Thursday, 20 July 2017

Gunfire Meditation


I've lived in the middle of many nowheres: France, Scotland, Latin America, Canada. Guns are common to all of them. Mostly shotguns in Europe; rifles in Canada, automatic weapons in Central America. You hear them occasionally. But the American bush crackles like No Man's Land.

On the Acres I often heard target practice, to put it charitably, across the river. Mid-range shoulder arms for the most part, .308 and .30-30 cowboy rifles. Practical weapons, deliberate and steady; I could almost hear the measured kachik-kachak of their lever actions. Los pistoleros, on the other hand, son muy locos; they spat out their little slugs in spastic swarms, like matinee idols.

Americans harbour a great superstition about handguns, a medieval fetish linking them, somehow, to national survival. I've been around guns and their owners all my life. Pistol people make me nervous.
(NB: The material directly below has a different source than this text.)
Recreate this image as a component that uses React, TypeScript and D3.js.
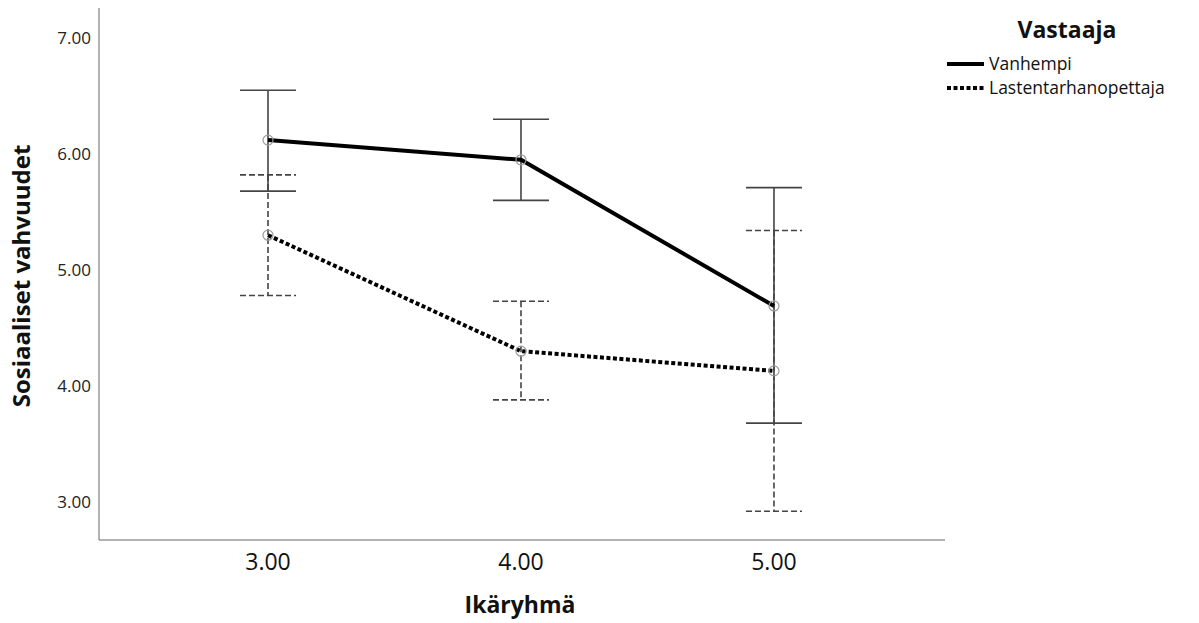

But it wasn't a pistolero that shot my neighbour in the head. Some years before, Jim told me, the fellow on the east parcel had been shot clean off his tractor while mowing. He'd survived, but no arrest was ever made. The gunfire in the hills took a different echo when I knew that.

One sunny evening, while I meditated beneath the Tyvek, an AR15 (another crowd my gun-collector father taught me to misdoubt) opened up on Stripped Hill. A precise, military .223, tapped out as fast as the shooter could trigger. Thirty tight, symmetrical reports; a full clip.

"Dweeb," I grumbled. "Real revolutionaries carry AKs."